Telah menceritakan kepada kami Sa’iid bin Manshuur : Telah menceritakan kepada kami Husyaim : Telah mengkhabarkan kepada kami Hushain bin ‘Abdirrahmaan, ia berkata : Aku pernah berada di sisi Sa’iid bin Jubair, lalu ia berkata : Siapakah di antara kalian yang melihat bintang jatuh semalam ?”. Aku berkata : “Aku”. Lalu aku berkata : “Akan tetapi aku tidak sedang mengerjakan shalat. Aku terbangun karena disengat binatang.....” [Diriwayatkan oleh Muslim no. 220].

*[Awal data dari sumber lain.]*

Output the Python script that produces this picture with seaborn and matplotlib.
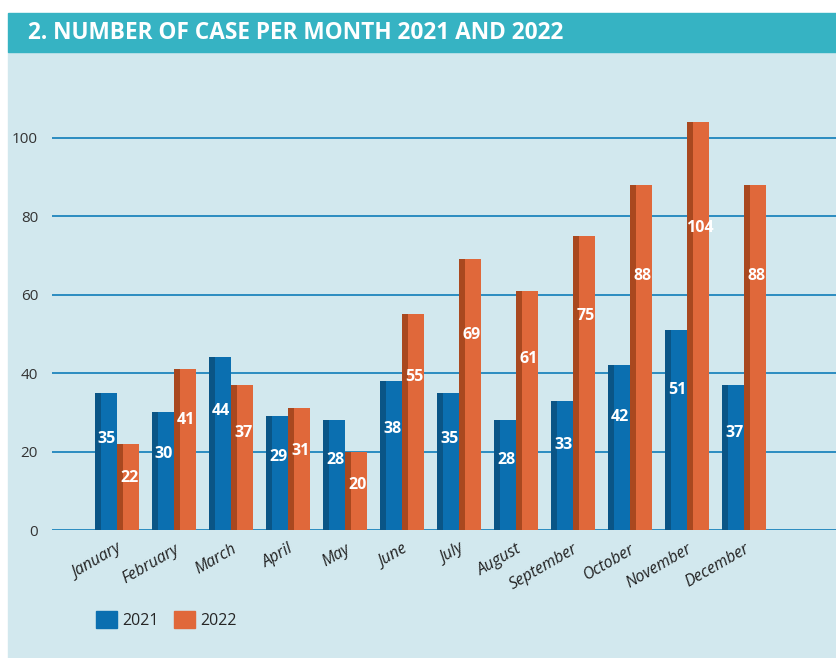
import matplotlib.pyplot as plt
import matplotlib.patches as mpatches
import seaborn as sns
import pandas as pd

# data
months = ['January', 'February', 'March', 'April', 'May', 'June', 'July',
          'August', 'September', 'October', 'November', 'December']
cases_2021 = [35, 30, 44, 29, 28, 38, 35, 28, 33, 42, 51, 37]
cases_2022 = [22, 41, 37, 31, 20, 55, 69, 61, 75, 88, 104, 88]
years = ['2021', '2022']
y_ticks = [0, 20, 40, 60, 80, 100]

front = {'2021': '#0b6fb0', '2022': '#e0683a'}
side = {'2021': '#0a5586', '2022': '#a9481f'}
panel_bg = '#d2e8ee'
title_bg = '#36b3c3'

df = pd.DataFrame({
    'month': months * 2,
    'cases': cases_2021 + cases_2022,
    'year': ['2021'] * 12 + ['2022'] * 12,
})

sns.set_style('white')
plt.rcParams['font.family'] = ['Open Sans', 'DejaVu Sans']

fig = plt.figure(figsize=(8.36, 6.58), dpi=100)
fig.patch.set_facecolor('white')

# light blue panel and title band
W, H = 836, 658
fig.patches.append(mpatches.Rectangle((8 / W, 0), 1 - 8 / W, 1 - 52 / H,
                                      transform=fig.transFigure,
                                      color=panel_bg, zorder=-5))
fig.patches.append(mpatches.Rectangle((8 / W, 1 - 52 / H), 1 - 8 / W, 39 / H,
                                      transform=fig.transFigure,
                                      color=title_bg, zorder=-5))
fig.text(28 / W, 1 - 33 / H, '2. NUMBER OF CASE PER MONTH 2021 AND 2022',
         color='white', fontsize=16.3, fontweight='bold', va='center', ha='left')

ax = fig.add_axes([52 / W, 1 - 530 / H, 1 - 52 / W, (530 - 79) / H])
ax.set_facecolor('none')
ax.set_zorder(2)

sns.barplot(data=df, x='month', y='cases', hue='year', order=months,
            hue_order=years, palette=front, width=0.78, saturation=1,
            legend=False, ax=ax, zorder=3, linewidth=0, edgecolor='none')

# darker left face on every bar for the pseudo-3D look
for cont, yr, vals in zip(ax.containers, years, [cases_2021, cases_2022]):
    for bar, v in zip(cont, vals):
        x0, w = bar.get_x(), bar.get_width()
        ax.add_patch(mpatches.Rectangle((x0, 0), w * 0.28, v,
                                        color=side[yr], zorder=4, lw=0))
        ax.text(x0 + w * 0.55, v * 0.78 - 4, str(v), color='white',
                fontsize=11.5, fontweight='bold', ha='center', va='center',
                zorder=6)

ax.set_ylim(0, 115)
ax.set_xlim(-1.14, 12.61)
ax.set_yticks(y_ticks)
ax.yaxis.grid(True, color='#2b8cc0', lw=1.4, zorder=1)
ax.set_axisbelow(True)
ax.xaxis.grid(False)
for s in ax.spines.values():
    s.set_visible(False)
ax.tick_params(axis='y', length=0, pad=10, labelsize=11, labelcolor='#333333')
ax.tick_params(axis='x', length=0, pad=8, labelsize=11.5, labelcolor='#222222')
plt.setp(ax.get_xticklabels(), rotation=30, ha='right', rotation_mode='anchor',
         fontstyle='italic')
ax.set_xlabel('')
ax.set_ylabel('')

handles = [mpatches.Patch(color=front[y], label=y) for y in years]
fig.legend(handles=handles, loc='center left', bbox_to_anchor=(82 / W, 1 - 620 / H),
           ncol=2, frameon=False, fontsize=11.5, handlelength=1.3, handleheight=1.3,
           handletextpad=0.3, columnspacing=1.0)

fig.savefig('out.png', dpi=100)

Pertama, Hushain bin ‘Abdirrahmaan dan Sa’iid bin Jubair hanyalah melihat secara tidak sengaja (sekilas) bintang yang kebetulan jatuh, bukan memperhatikan/memandanginya. Ini jelas beda konteksnya. Kedua, seandainya hadits di atas dipahami bahwa keduanya benar-benar memperhatikan bintang yang jatuh, maka hadits Nabi shallallaahu ‘alaihi wa sallam tidaklah akan gugur dengan perbuatan selain beliau. Sa’iid bin Jubair adalah seorang taabi’iy.
Semoga artikel ini ada manfaatnya.
Wallaahu a’lam.
[anakmuslimtaat’ – 18 Dzulhijjah 1435].